■ Vorschlag: Von Gespenstern getrieben: 16 Horsepower im Knaack
David Eugene Edwards hat einmal gesagt, das, was seine Band 16 Horsepower spielt, wäre „unsere zeitgenössische Version der traditionellen amerikanischen Musik“. Daran haben zuletzt ja nun einige gearbeitet, ob Johnny Cash mit der Hilfe Rick Rubins, immer wieder Neil Young natürlich, von den Tausenden an Bands ganz zu schweigen, die Blues oder Country überrascht wie den Stein der Weisen entdecken. 16 Horsepower tun zum einen genau das, nämlich die Traditionen neu entdecken. Zum anderen aber merkt man, daß das Trio seine Vorbilder kennt, ihnen gehörigen Respekt entgegenbringt, ohne in Ehrfurcht zu erstarren. Das geht vom Zitieren von Bibelversen auf dem CD-Inlet bis zur Instrumentierung, die auf Banjo oder Schifferklavier nicht verzichten mag. Diese Band macht das, was vielleicht einige von der letzten Ween-Platte erwartet haben, wogegen die sich aber konsequent gesträubt haben.

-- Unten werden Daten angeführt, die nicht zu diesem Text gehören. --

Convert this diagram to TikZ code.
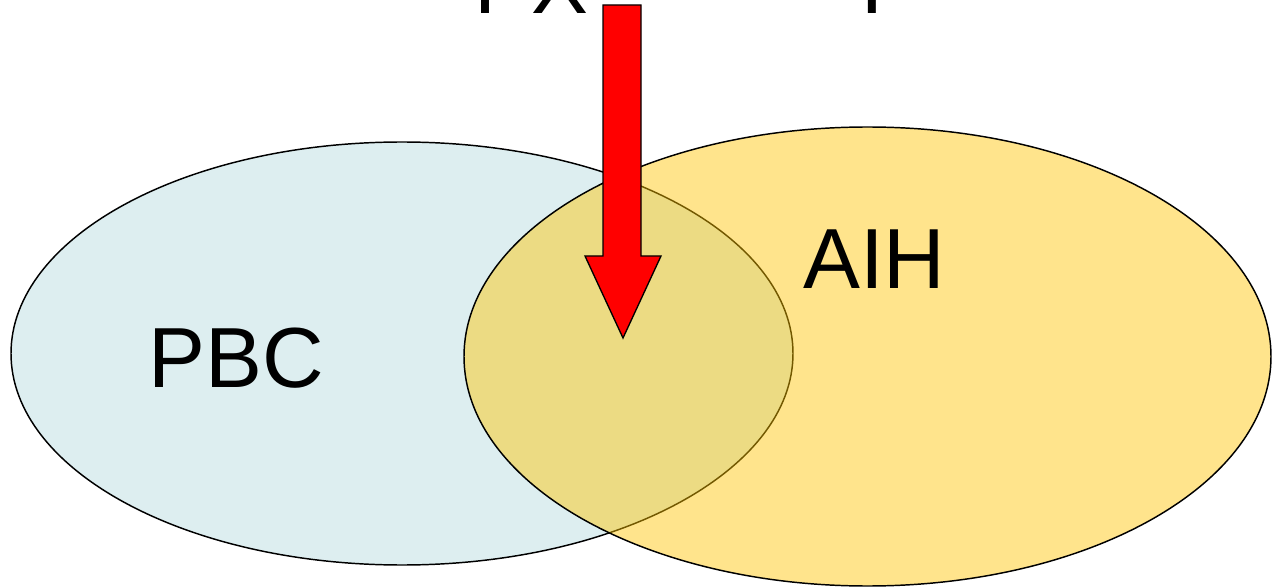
\documentclass[tikz,border=0pt]{standalone}
\usepackage{fontspec}
\setmainfont{Liberation Sans}
\definecolor{pbcblue}{RGB}{221,238,240}
\definecolor{aihyellow}{RGB}{255,196,0}
\definecolor{arrowred}{RGB}{255,0,0}
\begin{document}
\begin{tikzpicture}[x=0.75pt,y=-0.75pt,
  outline/.style={draw=black,line width=1.1pt},
  lbl/.style={font=\fontsize{64}{68}\selectfont,inner sep=0pt,anchor=base west}]
\useasboundingbox (0,0) rectangle (1272,588);
\fill[white] (0,0) rectangle (1272,588);
% PBC ellipse
\draw[outline,fill=pbcblue] (402,353.5) ellipse [x radius=391,y radius=211.5];
% AIH ellipse (translucent)
\fill[aihyellow,fill opacity=0.45] (867.5,356.5) ellipse [x radius=403.5,y radius=229.5];
\draw[outline] (867.5,356.5) ellipse [x radius=403.5,y radius=229.5];
% red arrow
\draw[draw=black,line width=1pt,fill=arrowred,line join=miter]
  (603,5) -- (641,5) -- (641,256) -- (661,256) -- (623,338) -- (585,256) -- (603,256) -- cycle;
% labels
\node[lbl] (pbc) at (148,387) {PBC};
\node[lbl] (aih) at (803,288) {AIH};
\node[lbl] (topa) at (474,14) {PX};
\node[lbl] (topb) at (860,14) {I};
\end{tikzpicture}
\end{document}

Eigentlich ist es absurd: Bei Ween entsteht der ironische Abstand dadurch, daß sie Country (nicht auf der textlichen Ebene, aber doch musikalisch) museumsreif rekonstruieren, während 16 Horsepower das kulturelle Erbe ernst nehmen und eben gerade deswegen modernisieren müssen. So entstehen aus fröhlichen Hillbilly-Rhythmen wie selbstverständlich düsterste Moritaten. Als hätte sich ein Wiener Kaffeehausorchester nach Nashville verirrt.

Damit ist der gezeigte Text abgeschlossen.